Digital imaging basics - Foundations

Optimal foundations

Instead of a chemical film, a digital camera like the Epson R-D1s uses a light-sensitive chip. Each of its 6.1 million diodes controls a pixel, which together make up the motif, like a mosaic. These pixels are arranged on the surface of a 17 by 25.5 APS film. The fact that the digital camera is oriented to a classic set of dimensions has beneficial effects on image quality.

The sensor sets the frame

A compact camera is forced to focus as sharply as possible on a tiny chip, even with the shutter wide open. The usual artistic effect of a wide aperture can't be easily achieved, resulting in the blurriness of one plane of the image. This stylistic aperture effect is desirable, for instance, in order to gently suppress the background of a portrait. A larger sensor, such as that used in the Epson R-D1s, allows you this freedom.

You will notice in many pictures that the sky and other surfaces are relatively free of noise pixels. These colourful little irritants occur when the chip reacts with too much sensitivity, for instance due to longer exposure times or higher ISO values. This can be the case at twilight, for example, when the light sensitivity must be increased.

Happily, sensors in the APS-C size are not simply packed with more photodiodes, but their sizes are also increased. On these larger diodes, logically, more light can fall, so they needn't overshoot the sensitivity target, like their smaller, noise pixel producing cousins.

High-quality raw materials for pictures

At optimum resolution, an image from an Epson R-D1s consists of 6.1 million pixels. Thus it must be greatly enlarged in order to see the individual components.

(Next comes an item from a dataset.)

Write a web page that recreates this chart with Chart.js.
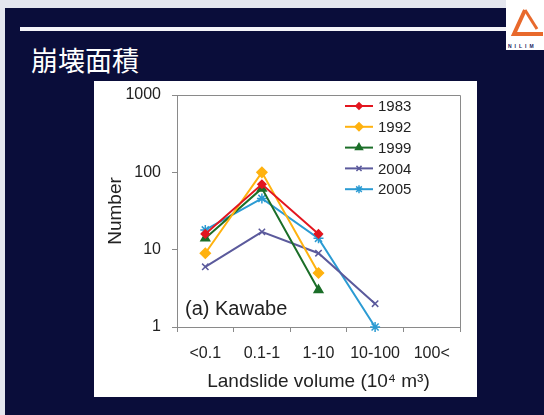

That would be the case, for instance, if the photo were viewed in Photoshop enlarged one hundred times. You would see coloured rectangles, the so-called pixels - a word created from the words "picture" and "element".


In the enlargement, you can see the
pixels which make up the image.

Each of these colour dots is mixed using the three primary colours red, green, and blue. The mixing ratio is expressed in computer language with up to 36 digits of 0s and 1s, i.e. 36 bits. This allows nuances of 2 to the 36th power, a palette of 68,719,476,736 (over 68 billion) colours! The Epson R-D1s, too, has this same richness of colour.

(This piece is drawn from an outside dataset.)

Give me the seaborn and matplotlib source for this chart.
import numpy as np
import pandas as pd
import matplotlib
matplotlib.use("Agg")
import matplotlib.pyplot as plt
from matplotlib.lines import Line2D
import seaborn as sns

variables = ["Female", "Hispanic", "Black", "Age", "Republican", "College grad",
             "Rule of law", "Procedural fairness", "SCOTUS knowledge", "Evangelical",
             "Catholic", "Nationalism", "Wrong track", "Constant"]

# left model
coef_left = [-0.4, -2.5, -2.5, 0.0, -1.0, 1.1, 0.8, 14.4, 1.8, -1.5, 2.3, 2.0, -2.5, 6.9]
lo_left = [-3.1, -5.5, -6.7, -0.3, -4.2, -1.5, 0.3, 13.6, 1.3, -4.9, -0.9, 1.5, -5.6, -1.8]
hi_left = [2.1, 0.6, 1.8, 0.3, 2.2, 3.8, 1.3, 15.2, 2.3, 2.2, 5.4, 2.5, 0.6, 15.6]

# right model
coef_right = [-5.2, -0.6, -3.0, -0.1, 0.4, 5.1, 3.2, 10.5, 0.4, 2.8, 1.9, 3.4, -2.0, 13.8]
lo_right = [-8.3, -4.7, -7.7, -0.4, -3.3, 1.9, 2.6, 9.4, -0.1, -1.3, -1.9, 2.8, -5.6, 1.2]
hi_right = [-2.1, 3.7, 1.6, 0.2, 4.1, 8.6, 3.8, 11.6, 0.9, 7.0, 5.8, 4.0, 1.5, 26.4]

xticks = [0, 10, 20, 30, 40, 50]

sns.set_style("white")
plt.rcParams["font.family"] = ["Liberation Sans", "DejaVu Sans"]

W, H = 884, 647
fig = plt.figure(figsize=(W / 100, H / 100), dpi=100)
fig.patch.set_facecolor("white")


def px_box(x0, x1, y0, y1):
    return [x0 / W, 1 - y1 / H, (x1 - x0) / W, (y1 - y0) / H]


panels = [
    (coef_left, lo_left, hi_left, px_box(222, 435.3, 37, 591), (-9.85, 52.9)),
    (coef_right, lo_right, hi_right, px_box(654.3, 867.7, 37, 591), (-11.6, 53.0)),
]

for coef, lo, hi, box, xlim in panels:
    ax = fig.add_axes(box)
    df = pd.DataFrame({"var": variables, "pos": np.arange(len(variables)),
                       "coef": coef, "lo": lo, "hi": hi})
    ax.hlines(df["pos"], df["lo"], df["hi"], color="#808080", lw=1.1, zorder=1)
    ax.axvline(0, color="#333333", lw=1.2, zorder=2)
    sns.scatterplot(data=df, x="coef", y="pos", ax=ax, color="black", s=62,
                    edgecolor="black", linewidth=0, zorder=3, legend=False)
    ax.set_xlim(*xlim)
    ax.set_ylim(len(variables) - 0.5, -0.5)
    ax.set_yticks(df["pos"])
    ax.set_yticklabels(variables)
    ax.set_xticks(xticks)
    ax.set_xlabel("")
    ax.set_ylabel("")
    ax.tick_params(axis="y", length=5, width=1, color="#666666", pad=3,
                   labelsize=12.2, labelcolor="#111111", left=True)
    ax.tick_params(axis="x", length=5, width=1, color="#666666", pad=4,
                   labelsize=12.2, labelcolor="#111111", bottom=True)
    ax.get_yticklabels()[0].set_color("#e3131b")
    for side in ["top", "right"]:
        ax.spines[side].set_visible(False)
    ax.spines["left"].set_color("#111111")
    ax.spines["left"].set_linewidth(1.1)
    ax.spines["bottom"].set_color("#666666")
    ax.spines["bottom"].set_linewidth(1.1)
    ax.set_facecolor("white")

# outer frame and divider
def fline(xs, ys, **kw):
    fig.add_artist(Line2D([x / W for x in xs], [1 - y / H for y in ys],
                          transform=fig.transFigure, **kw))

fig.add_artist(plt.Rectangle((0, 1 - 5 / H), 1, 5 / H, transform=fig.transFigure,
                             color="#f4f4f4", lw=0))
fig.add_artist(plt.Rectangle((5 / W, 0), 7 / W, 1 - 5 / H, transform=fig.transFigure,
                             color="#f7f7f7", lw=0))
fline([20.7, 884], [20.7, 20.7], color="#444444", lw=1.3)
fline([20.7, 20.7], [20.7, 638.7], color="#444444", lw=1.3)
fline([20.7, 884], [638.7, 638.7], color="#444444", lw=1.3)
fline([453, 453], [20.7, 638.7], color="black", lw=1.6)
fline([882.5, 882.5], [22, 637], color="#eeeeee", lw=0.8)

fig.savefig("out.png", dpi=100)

The sheer amount of pixels and colours can naturally only be stored in correspondingly large files. These have the advantage that even in poster size, they exhibit thorough colour gradients and the finest detail. However, a storage card which can contain only a few megabytes of data will quickly fill up. If you are intending to save the pictures in a small format anyway, you should dial down the image quality a little in the camera menu, perhaps to a resolution of 2240 x 1488.

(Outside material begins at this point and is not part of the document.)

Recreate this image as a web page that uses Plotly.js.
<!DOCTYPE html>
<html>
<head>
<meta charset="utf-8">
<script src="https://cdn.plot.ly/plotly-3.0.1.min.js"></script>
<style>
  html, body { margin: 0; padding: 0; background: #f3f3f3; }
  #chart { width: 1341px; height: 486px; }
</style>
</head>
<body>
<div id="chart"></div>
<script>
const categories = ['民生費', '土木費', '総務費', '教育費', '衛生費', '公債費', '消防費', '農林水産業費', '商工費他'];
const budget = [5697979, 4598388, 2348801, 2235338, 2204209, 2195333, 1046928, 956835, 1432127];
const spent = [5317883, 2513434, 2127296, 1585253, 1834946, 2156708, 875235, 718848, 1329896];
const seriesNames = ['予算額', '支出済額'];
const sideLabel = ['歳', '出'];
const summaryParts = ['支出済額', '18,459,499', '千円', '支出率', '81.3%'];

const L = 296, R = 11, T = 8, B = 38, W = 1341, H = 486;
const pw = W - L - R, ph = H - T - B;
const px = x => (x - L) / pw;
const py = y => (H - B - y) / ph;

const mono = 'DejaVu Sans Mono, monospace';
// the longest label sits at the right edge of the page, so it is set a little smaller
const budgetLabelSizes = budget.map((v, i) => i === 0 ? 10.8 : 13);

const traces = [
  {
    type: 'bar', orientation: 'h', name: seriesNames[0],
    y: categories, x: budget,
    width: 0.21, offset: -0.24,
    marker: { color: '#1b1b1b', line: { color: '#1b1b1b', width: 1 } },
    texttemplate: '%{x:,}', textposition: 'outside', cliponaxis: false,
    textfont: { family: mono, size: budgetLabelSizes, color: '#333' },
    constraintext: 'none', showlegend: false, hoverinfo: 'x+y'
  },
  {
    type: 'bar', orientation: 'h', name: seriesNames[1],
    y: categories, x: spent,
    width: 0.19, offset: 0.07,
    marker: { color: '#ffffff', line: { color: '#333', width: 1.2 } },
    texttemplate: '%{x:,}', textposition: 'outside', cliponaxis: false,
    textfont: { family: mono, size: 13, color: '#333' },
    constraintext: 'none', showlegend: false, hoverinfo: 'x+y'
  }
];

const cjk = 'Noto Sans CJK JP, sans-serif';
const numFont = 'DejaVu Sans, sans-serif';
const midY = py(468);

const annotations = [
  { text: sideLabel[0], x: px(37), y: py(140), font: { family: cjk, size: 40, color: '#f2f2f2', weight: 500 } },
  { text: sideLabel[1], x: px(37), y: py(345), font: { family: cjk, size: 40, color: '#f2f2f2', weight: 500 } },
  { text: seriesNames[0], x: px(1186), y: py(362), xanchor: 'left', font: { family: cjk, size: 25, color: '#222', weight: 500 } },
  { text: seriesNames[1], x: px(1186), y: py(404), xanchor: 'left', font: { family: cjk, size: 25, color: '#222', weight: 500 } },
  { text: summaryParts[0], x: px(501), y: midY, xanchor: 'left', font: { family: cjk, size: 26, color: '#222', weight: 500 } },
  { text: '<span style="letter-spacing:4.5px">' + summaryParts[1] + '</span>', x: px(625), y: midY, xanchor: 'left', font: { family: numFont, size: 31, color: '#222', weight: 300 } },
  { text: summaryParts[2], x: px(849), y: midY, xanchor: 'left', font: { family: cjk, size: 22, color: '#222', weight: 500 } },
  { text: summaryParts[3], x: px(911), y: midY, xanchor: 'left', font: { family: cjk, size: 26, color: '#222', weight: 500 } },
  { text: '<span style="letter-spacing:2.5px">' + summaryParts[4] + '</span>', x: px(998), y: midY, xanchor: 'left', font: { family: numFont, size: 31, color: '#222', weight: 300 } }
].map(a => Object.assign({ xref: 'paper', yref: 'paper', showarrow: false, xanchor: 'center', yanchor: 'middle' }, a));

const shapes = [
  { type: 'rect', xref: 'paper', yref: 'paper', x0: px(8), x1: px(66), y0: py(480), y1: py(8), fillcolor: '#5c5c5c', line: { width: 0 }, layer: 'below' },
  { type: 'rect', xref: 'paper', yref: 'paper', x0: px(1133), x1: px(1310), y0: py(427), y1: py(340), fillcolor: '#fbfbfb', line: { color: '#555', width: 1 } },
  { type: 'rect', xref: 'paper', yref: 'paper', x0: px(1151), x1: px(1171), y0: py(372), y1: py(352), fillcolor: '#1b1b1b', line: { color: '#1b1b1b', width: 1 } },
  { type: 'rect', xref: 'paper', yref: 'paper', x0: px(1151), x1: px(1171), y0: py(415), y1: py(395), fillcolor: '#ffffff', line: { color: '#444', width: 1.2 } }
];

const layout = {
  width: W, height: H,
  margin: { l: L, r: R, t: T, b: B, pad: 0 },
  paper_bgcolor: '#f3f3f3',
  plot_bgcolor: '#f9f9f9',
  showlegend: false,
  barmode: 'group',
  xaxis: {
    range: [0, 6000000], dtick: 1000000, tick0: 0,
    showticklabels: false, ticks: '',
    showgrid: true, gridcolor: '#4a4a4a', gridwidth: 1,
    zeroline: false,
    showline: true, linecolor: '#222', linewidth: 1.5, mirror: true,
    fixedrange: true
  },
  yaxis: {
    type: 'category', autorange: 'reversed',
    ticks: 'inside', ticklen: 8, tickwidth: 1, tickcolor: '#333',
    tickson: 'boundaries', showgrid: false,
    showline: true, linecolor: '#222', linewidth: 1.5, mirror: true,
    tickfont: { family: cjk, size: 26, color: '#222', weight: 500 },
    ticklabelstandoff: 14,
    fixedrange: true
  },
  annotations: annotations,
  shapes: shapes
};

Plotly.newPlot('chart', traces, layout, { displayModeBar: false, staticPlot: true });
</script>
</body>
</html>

Packing photos into formats

The Epson R-D1s uses two file formats, each of which sets a standard for practical or high-quality use of image data: JPEG and ERF. The TIF format is seen equally often in the world of digital photography. Each of these formats has its own advantages and limitations.

JPEG

JPEG is now the standard format used by digital cameras. In this form, image information can be compressed, so that the file size shrinks. This allows more images to be stored on a single storage card. How greatly they are compressed can be set either in the menu of the digital camera or in nearly any image editing program. However, the information losses will also reduce the image quality to the same extent.

RAW

Raw data with the file extension ERF ("Epson Raw Format") stores the information from the image sensor with no changes at all. There are different RAW formats used by different vendors, and they have different file extensions. Most image editing programs can't normally read this image information, so Epson Photo Raw is available instead. You can also process them using the power Photoshop image editing program, since Epson provides a plug in for this purpose. Thanks to the true fullness of detail of the RAW format, shadings are more finely recorded and, unlike the strongly compressed JPEGs, rich detail appears. However, the photos must be balanced afterwards.

TIFF

TIFF files are normally saved without compression. Each pixel contains the full information delivered by the digital camera. This leads to large file sizes, but at the same time, no loss of data. A further advantage of the TIFF format is that, like JPEG,it can be used by almost any program.

From the camera to the hard drive

Unlike film, you can easily empty a Secure Digital Card (SD card) quickly when you need fresh storage room for pictures. Usually, the pictures are stored to a hard drive in a computer and printed to photo paper at the same quality as their chemical predecessors. In the computer, they are archived or creatively manipulated using an image editor program.

The easiest way to work is by either using an Epson printer with cardslot to read the data or purchase a separate reader for the card. It is often connected to the computer using a USB cable. Once it is successfully installed, operating systems like Windows XP detect when a storage card is inserted into the device, and then automatically offer to transfer the pictures into a folder on the hard drive.